━━━━━ DATA PROVIDED ━━━━━

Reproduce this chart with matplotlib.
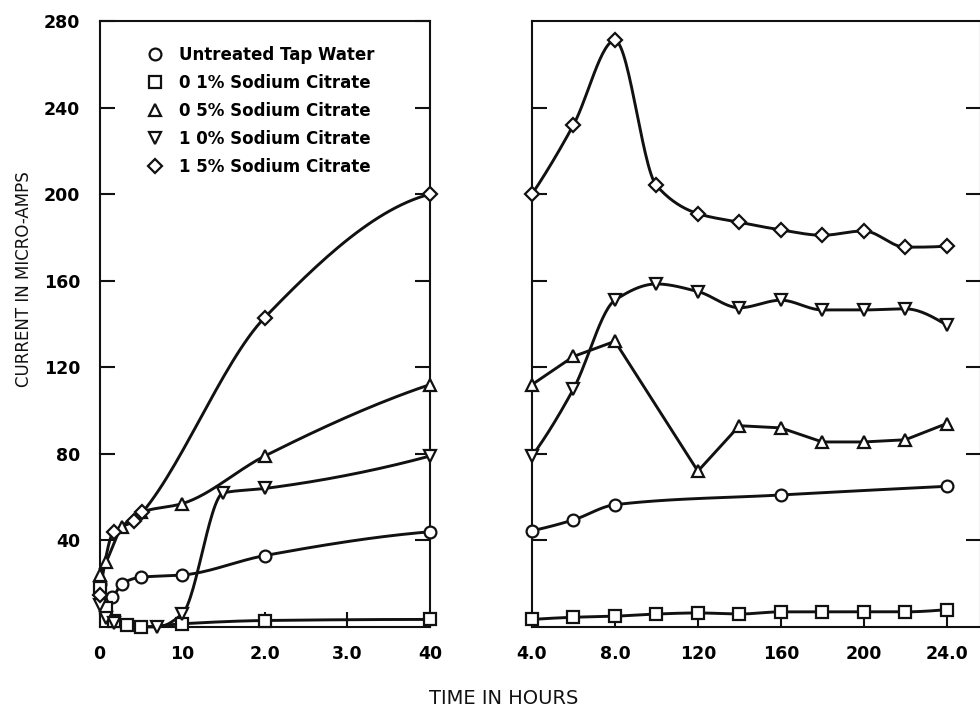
import numpy as np
import matplotlib
matplotlib.use("Agg")
import matplotlib.pyplot as plt
from matplotlib.lines import Line2D

# ---------------- data ----------------
series_labels = ["Untreated Tap Water", "0 1% Sodium Citrate", "0 5% Sodium Citrate",
                 "1 0% Sodium Citrate", "1 5% Sodium Citrate"]
series_markers = ["o", "s", "^", "v", "D"]

# left panel (0 - 4 hours)
left_t_tap = [0, 0.15, 0.27, 0.5, 1.0, 2.0, 4.0]
left_v_tap = [20, 14, 20, 23, 24, 33, 44]
left_t_01 = [0, 0.08, 0.17, 0.33, 0.5, 1.0, 2.0, 4.0]
left_v_01 = [18, 9, 3, 1, 0, 1.5, 3, 3.5]
left_t_05 = [0, 0.08, 0.27, 0.5, 1.0, 2.0, 4.0]
left_v_05 = [24, 30, 46, 53, 57, 79, 112]
left_t_10 = [0, 0.08, 0.17, 0.7, 1.0, 1.5, 2.0, 4.0]
left_v_10 = [10, 4, 2, 0, 6, 62, 64, 79]
left_t_15 = [0, 0.17, 0.42, 0.52, 2.0, 4.0]
left_v_15 = [15, 44, 49, 53, 143, 200]

# right panel (4 - 24 hours)
right_t = [4, 6, 8, 10, 12, 14, 16, 18, 20, 22, 24]
right_t_tap = [4, 6, 8, 16, 24]
right_v_tap = [44.5, 49.5, 56.5, 61, 65]
right_v_01 = [3.5, 4.5, 5, 6, 6.5, 6, 7, 7, 7, 7, 8]
right_t_05 = [4, 6, 8, 12, 14, 16, 18, 20, 22, 24]
right_v_05 = [112, 125, 132, 72, 93, 92, 85.5, 85.5, 86.5, 94]
right_v_10 = [79, 110, 151, 158.5, 155, 147.5, 151, 146.5, 146.5, 147, 139.5]
right_v_15 = [200, 232, 271, 204, 191, 187, 183.5, 181, 183, 175.5, 176]

left_xticks = [0, 1, 2, 3, 4]
left_xticklabels = ["0", "10", "2.0", "3.0", "40"]
right_xticks = [4, 8, 12, 16, 20, 24]
right_xticklabels = ["4.0", "8.0", "120", "160", "200", "24.0"]
yticks = [40, 80, 120, 160, 200, 240, 280]
yticklabels = ["40", "80", "120", "160", "200", "240", "280"]

x_label = "TIME IN HOURS"
y_label = "CURRENT IN MICRO-AMPS"


# ---------------- helpers ----------------
def pchip_curve(x, y, n=30):
    x = np.asarray(x, float)
    y = np.asarray(y, float)
    if len(x) < 3:
        return x, y
    h = np.diff(x)
    d = np.diff(y) / h
    m = np.zeros_like(y)
    for k in range(1, len(x) - 1):
        if d[k - 1] * d[k] <= 0:
            m[k] = 0.0
        else:
            w1 = 2 * h[k] + h[k - 1]
            w2 = h[k] + 2 * h[k - 1]
            m[k] = (w1 + w2) / (w1 / d[k - 1] + w2 / d[k])

    def end(h0, h1, d0, d1):
        mm = ((2 * h0 + h1) * d0 - h0 * d1) / (h0 + h1)
        if np.sign(mm) != np.sign(d0):
            mm = 0.0
        elif np.sign(d0) != np.sign(d1) and abs(mm) > abs(3 * d0):
            mm = 3 * d0
        return mm

    m[0] = end(h[0], h[1], d[0], d[1])
    m[-1] = end(h[-1], h[-2], d[-1], d[-2])
    xs, ys = [], []
    for k in range(len(x) - 1):
        s = np.linspace(0, 1, n, endpoint=(k == len(x) - 2))
        h00 = 2 * s**3 - 3 * s**2 + 1
        h10 = s**3 - 2 * s**2 + s
        h01 = -2 * s**3 + 3 * s**2
        h11 = s**3 - s**2
        xs.append(x[k] + s * h[k])
        ys.append(h00 * y[k] + h10 * h[k] * m[k] + h01 * y[k + 1] + h11 * h[k] * m[k + 1])
    return np.concatenate(xs), np.concatenate(ys)


INK = "#111111"
LW = 2.1
MS = {"o": 8.5, "s": 8.0, "^": 8.5, "v": 8.5, "D": 7.0}


def draw_series(ax, t, v, mk, smooth=True):
    if smooth:
        cx, cy = pchip_curve(t, v)
    else:
        cx, cy = t, v
    ax.plot(cx, cy, color=INK, lw=LW, solid_capstyle="round", solid_joinstyle="round",
            clip_on=False, zorder=3)
    ax.plot(t, v, ls="none", marker=mk, ms=MS[mk], mfc="white", mec=INK, mew=1.6,
            clip_on=False, zorder=4)


# ---------------- figure ----------------
W, H = 980, 712
fig = plt.figure(figsize=(W / 100, H / 100), dpi=100)
fig.patch.set_facecolor("white")

bottom_px, top_px = 627, 21
axL = fig.add_axes([99.5 / W, 1 - bottom_px / H, (430 - 99.5) / W, (bottom_px - top_px) / H])
axR = fig.add_axes([532 / W, 1 - bottom_px / H, (981 - 532) / W, (bottom_px - top_px) / H])

left_sets = [(left_t_tap, left_v_tap), (left_t_01, left_v_01), (left_t_05, left_v_05),
             (left_t_10, left_v_10), (left_t_15, left_v_15)]
right_sets = [(right_t_tap, right_v_tap), (right_t, right_v_01), (right_t_05, right_v_05),
              (right_t, right_v_10), (right_t, right_v_15)]
right_smooth = [True, True, False, True, True]

for (t, v), mk in zip(left_sets, series_markers):
    draw_series(axL, t, v, mk)
for (t, v), mk, sm in zip(right_sets, series_markers, right_smooth):
    draw_series(axR, t, v, mk, sm)

axL.set_xlim(0, 4)
axR.set_xlim(4, 4 + (981 - 532) / ((946.7 - 532) / 20))
for ax in (axL, axR):
    ax.set_ylim(0, 280)
    for sp in ax.spines.values():
        sp.set_linewidth(1.5)
        sp.set_color(INK)
    ax.tick_params(direction="in", length=11, width=1.5, color=INK,
                   top=False, right=True, left=True, bottom=True)
    ax.set_facecolor("none")

tick_font = dict(family="DejaVu Sans", weight="bold", size=12.5)

axL.set_yticks(yticks)
axL.set_yticklabels(yticklabels, **tick_font)
axL.tick_params(axis="y", pad=14)
axL.set_xticks(left_xticks)
axL.set_xticklabels(left_xticklabels, **tick_font)
axL.tick_params(axis="x", pad=13)

axR.set_yticks(yticks[:-1])
axR.set_yticklabels([])
axR.set_xticks(right_xticks)
axR.set_xticklabels(right_xticklabels, **tick_font)
axR.tick_params(axis="x", pad=13)

# legend
handles = [Line2D([], [], ls="none", marker=mk, ms=MS[mk], mfc="white", mec=INK, mew=1.6)
           for mk in series_markers]
leg = axL.legend(handles, series_labels, loc="upper left",
                 bbox_to_anchor=((147 - 99.5) / 330.5, (627 - 46) / 606),
                 frameon=False, handlelength=1.0, handletextpad=0.9,
                 borderpad=0, borderaxespad=0, labelspacing=0.6,
                 prop=dict(family="DejaVu Sans", weight="bold", size=12))

fig.text(504 / W, 1 - 699 / H, x_label, ha="center", va="center",
         family="DejaVu Sans", size=14, color=INK)
fig.text(24 / W, 1 - 279 / H, y_label, ha="center", va="center", rotation=90,
         family="DejaVu Sans", size=12, color=INK)

fig.savefig("out.png", dpi=100, facecolor="white")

━━━━━

**EXERCISE INSTRUCTIONS:** With the pictures left out, restate word for word every line of the data above, from the first down to the line that contains "left_v_15 = [15, 44, 49, 53, 143, 200]".

**FULL SOLUTION:**
Reproduce this chart with matplotlib.
import numpy as np
import matplotlib
matplotlib.use("Agg")
import matplotlib.pyplot as plt
from matplotlib.lines import Line2D

# ---------------- data ----------------
series_labels = ["Untreated Tap Water", "0 1% Sodium Citrate", "0 5% Sodium Citrate",
                 "1 0% Sodium Citrate", "1 5% Sodium Citrate"]
series_markers = ["o", "s", "^", "v", "D"]

# left panel (0 - 4 hours)
left_t_tap = [0, 0.15, 0.27, 0.5, 1.0, 2.0, 4.0]
left_v_tap = [20, 14, 20, 23, 24, 33, 44]
left_t_01 = [0, 0.08, 0.17, 0.33, 0.5, 1.0, 2.0, 4.0]
left_v_01 = [18, 9, 3, 1, 0, 1.5, 3, 3.5]
left_t_05 = [0, 0.08, 0.27, 0.5, 1.0, 2.0, 4.0]
left_v_05 = [24, 30, 46, 53, 57, 79, 112]
left_t_10 = [0, 0.08, 0.17, 0.7, 1.0, 1.5, 2.0, 4.0]
left_v_10 = [10, 4, 2, 0, 6, 62, 64, 79]
left_t_15 = [0, 0.17, 0.42, 0.52, 2.0, 4.0]
left_v_15 = [15, 44, 49, 53, 143, 200]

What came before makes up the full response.